La langue n’est pas « une question idéologique » entre les quatre murs de son cours : « La langue, ce n’est pas à moi de la juger, c’est à moi de la décrire, d’enseigner des choses que les gens vont dire dans différents contextes. »

Aussi bien dire qu’il embrasse la langue telle qu’elle est : vivante, changeante, agile, fonctionnelle et complexe à la fois.

Le courage des étudiants

 

Et il prend aussi ses étudiants là où ils sont. Beaucoup d’entre eux vivent une perte de statut social, conjuguent les cours à temps plein avec un travail, une famille et les tourments de l’exil, qu’il soit choisi ou imposé par les circonstances.
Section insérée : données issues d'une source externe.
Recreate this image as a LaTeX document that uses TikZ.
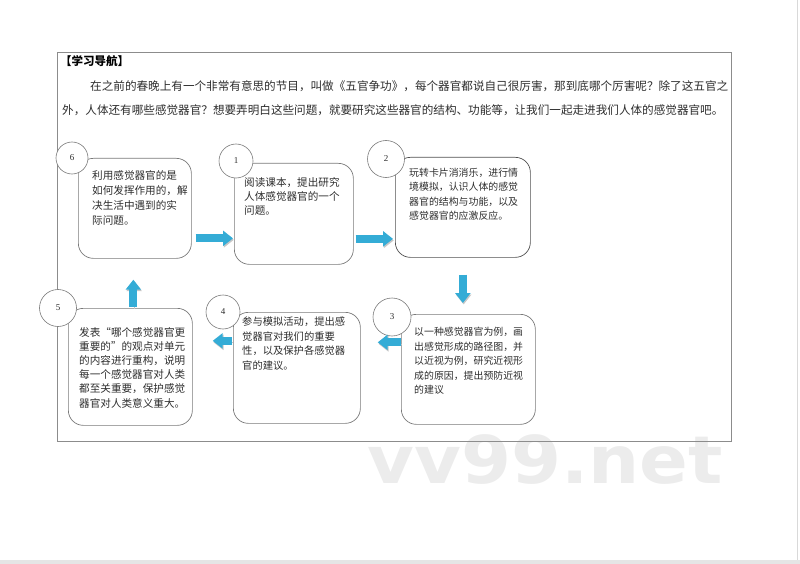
\documentclass[tikz,border=0pt]{standalone}
\usepackage{fontspec}
\setmainfont{Liberation Serif}
\newfontfamily\cjk{Noto Sans CJK SC}
\newfontfamily\wmfont{DejaVu Sans}
\usetikzlibrary{arrows.meta}
\definecolor{flowblue}{RGB}{52,172,214}
\definecolor{boxgray}{RGB}{122,122,122}
\definecolor{boxdark}{RGB}{80,80,80}
\definecolor{textgray}{RGB}{45,45,45}
\definecolor{framegray}{RGB}{140,140,140}
\definecolor{wmgray}{RGB}{236,236,236}
\tikzset{
  box/.style={draw=boxgray, line width=0.7pt, rounded corners=15pt, anchor=north west, inner sep=0pt},
  numcirc/.style={circle, draw=boxgray, fill=white, line width=0.6pt, inner sep=0pt, text=textgray, font=\fontsize{9}{9}\selectfont},
  boxtext/.style={anchor=north west, inner sep=0pt, align=left, text=textgray},
  paratext/.style={anchor=west, inner sep=0pt, text=textgray, font=\cjk\fontsize{11.6}{14}\selectfont},
  flow/.style={draw=flowblue, line width=8pt, -{Triangle[width=15pt,length=10pt]},
    preaction={draw=black!22, transform canvas={xshift=0.8pt, yshift=-1.5pt}}}
}
\begin{document}
\begin{tikzpicture}[x=1pt,y=-1pt]
\useasboundingbox (0,0) rectangle (800,564);
% page edges
\fill[black!10] (0,560) rectangle (800,564);
\draw[black!15, line width=0.8pt] (797,0) -- (797,560);
% watermark
\node[anchor=base west, inner sep=0pt, text=wmgray, font=\wmfont\bfseries\fontsize{66}{66}\selectfont, xscale=1.09] (wm) at (367,483) {vv99.net};
% frame
\draw[framegray, line width=0.8pt] (57,52) rectangle (731,441);
% heading and paragraph
\node[paratext, font=\cjk\bfseries\fontsize{11.5}{14}\selectfont, text=black] (hd) at (60,61) {【学习导航】};
\node[paratext] (p1) at (90,86) {在之前的春晚上有一个非常有意思的节目，叫做《五官争功》，每个器官都说自己很厉害，那到底哪个厉害呢？除了这五官之};
\node[paratext] (p2) at (62,110) {外，人体还有哪些感觉器官？想要弄明白这些问题，就要研究这些器官的结构、功能等，让我们一起走进我们人体的感觉器官吧。};
% boxes
\node[box, minimum width=113pt, minimum height=100pt] (b6) at (78,158) {};
\node[box, minimum width=119pt, minimum height=101pt] (b1) at (234,163) {};
\node[box, draw=boxdark, minimum width=135pt, minimum height=100pt] (b2) at (395,157) {};
\node[box, minimum width=134pt, minimum height=110pt] (b3) at (401,314) {};
\node[box, minimum width=127pt, minimum height=111pt] (b4) at (233,312) {};
\node[box, minimum width=124pt, minimum height=117pt] (b5) at (68,308) {};
% box texts
\node[boxtext, font=\cjk\fontsize{10.6}{15}\selectfont] (t6) at (92,170) {利用感觉器官的是\\如何发挥作用的，解\\决生活中遇到的实\\际问题。};
\node[boxtext, font=\cjk\fontsize{10.6}{14}\selectfont] (t1) at (244,177) {阅读课本，提出研究\\人体感觉器官的一个\\问题。};
\node[boxtext, font=\cjk\fontsize{9.9}{14.3}\selectfont] (t2) at (409,168) {玩转卡片消消乐，进行情\\境模拟，认识人体的感觉\\器官的结构与功能，以及\\感觉器官的应激反应。};
\node[boxtext, font=\cjk\fontsize{9.9}{14.6}\selectfont] (t3) at (414,327) {以一种感觉器官为例，画\\出感觉形成的路径图，并\\以近视为例，研究近视形\\成的原因，提出预防近视\\的建议};
\node[boxtext, font=\cjk\fontsize{10.3}{14.4}\selectfont] (t4) at (242,317) {参与模拟活动，提出感\\觉器官对我们的重要\\性，以及保护各感觉器\\官的建议。};
\node[boxtext, font=\cjk\fontsize{10.6}{14.2}\selectfont] (t5) at (79,327) {发表“哪个感觉器官更\\重要的”的观点对单元\\的内容进行重构，说明\\每一个感觉器官对人类\\都至关重要，保护感觉\\器官对人类意义重大。};
% number circles
\node[numcirc, minimum size=32pt] (c6) at (72,158) {6};
\node[numcirc, minimum size=34pt] (c1) at (236,161) {1};
\node[numcirc, minimum size=37pt] (c2) at (386,159) {2};
\node[numcirc, minimum size=38pt] (c3) at (392,317) {3};
\node[numcirc, minimum size=34pt] (c4) at (223,312) {4};
\node[numcirc, minimum size=37pt] (c5) at (58,308) {5};
% flow arrows
\coordinate (a61) at ([yshift=-30pt]b6.east);
\draw[flow, shorten <=4pt, shorten >=1pt] (a61) -- (a61 -| b1.west);
\coordinate (a12) at ([yshift=-25pt]b1.east);
\draw[flow, shorten <=2pt, shorten >=2pt] (a12) -- (a12 -| b2.west);
\draw[flow, shorten <=17pt, shorten >=11pt] (b2.south) -- (b2.south |- b3.north);
\coordinate (a34) at ([yshift=27pt]b3.west);
\draw[flow, shorten <=0pt, shorten >=17pt] (a34) -- (a34 -| b4.east);
\coordinate (a45) at ([yshift=27pt]b4.west);
\draw[flow, shorten <=1pt, shorten >=20pt] (a45) -- (a45 -| b5.east);
\coordinate (a56) at ([xshift=3pt]b5.north);
\draw[flow, shorten <=1pt, shorten >=21pt] (a56) -- (a56 |- b6.south);
\end{tikzpicture}
\end{document}
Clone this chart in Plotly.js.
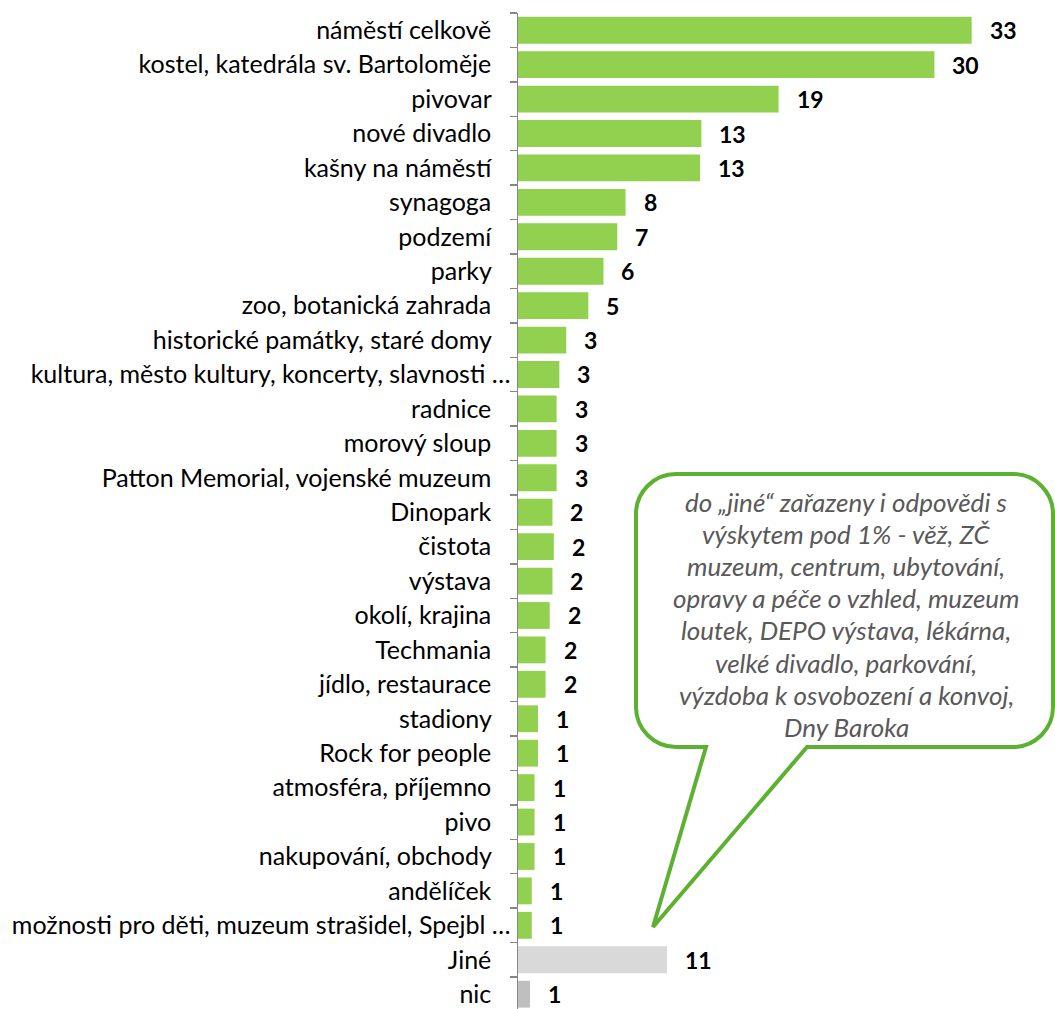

Parfois dès l’arrivée, parfois quelques années après, les étudiants des cours de francisation à temps plein ont tous fait le choix de se rasseoir sur les bancs d’école durant plusieurs mois. Tous des gens à qui « on offre de se poser dans une période souvent mouvementée de leur vie », dit Michel, qui se s’estime heureux de pouvoir vivre ces moments avec eux.

Pour apprendre une langue à l’âge adulte, il faut souvent se rendre vulnérable et se tromper devant toute la classe. La langue est une compétence « qu’il faut activer », dit Michel, pour qui répéter fait partie du quotidien.

« Pardon, Michel, les pays prennent-ils des grandes lettres ? » demande une étudiante. L’enseignant a déjà saisi qu’elle parle de lettres majuscules, un nouveau mot qu’elle écrit à la suite dans son carnet.

Il y en a beaucoup à aimer des caprices, des incongruités et certaines des incohérences de la langue de Tremblay. Les combinaisons de lettres : le « g » doux de girafe, qui devient dur devant le « o » et le a pour dire « garage », par exemple. Les lettres muettes à ne pas prononcer, comme dans le mot « cours ». Les lettres inexistantes, qui ne surgissent qu’à l’oral pour faire les liaisons, comme dans « les examens » ; le « d » de « quand » qui devient un « t » dans « quand est-ce que le cours finit ? ».

« Aujourd’hui » aussi, dont on n’aura pas assez d’aujourd’hui pour maîtriser l’orthographe.

Ils viennent des grandes villes du monde entier ; ont quitté leur poste de directrice des ressources humaines pour 15 pays ; ont dû interrompre leurs études à cause de la guerre ; ou voulu exercer leur profession au Québec où ils sont recherchés.

Au troisième jour de leur français naissant, ils comprennent déjà la journaliste qui s’invite à les visiter fréquemment en cours de francisation. Mais ce n’est qu’à force de patience, de courage et de répétitions qu’ils parviendront à vous raconter leur histoire.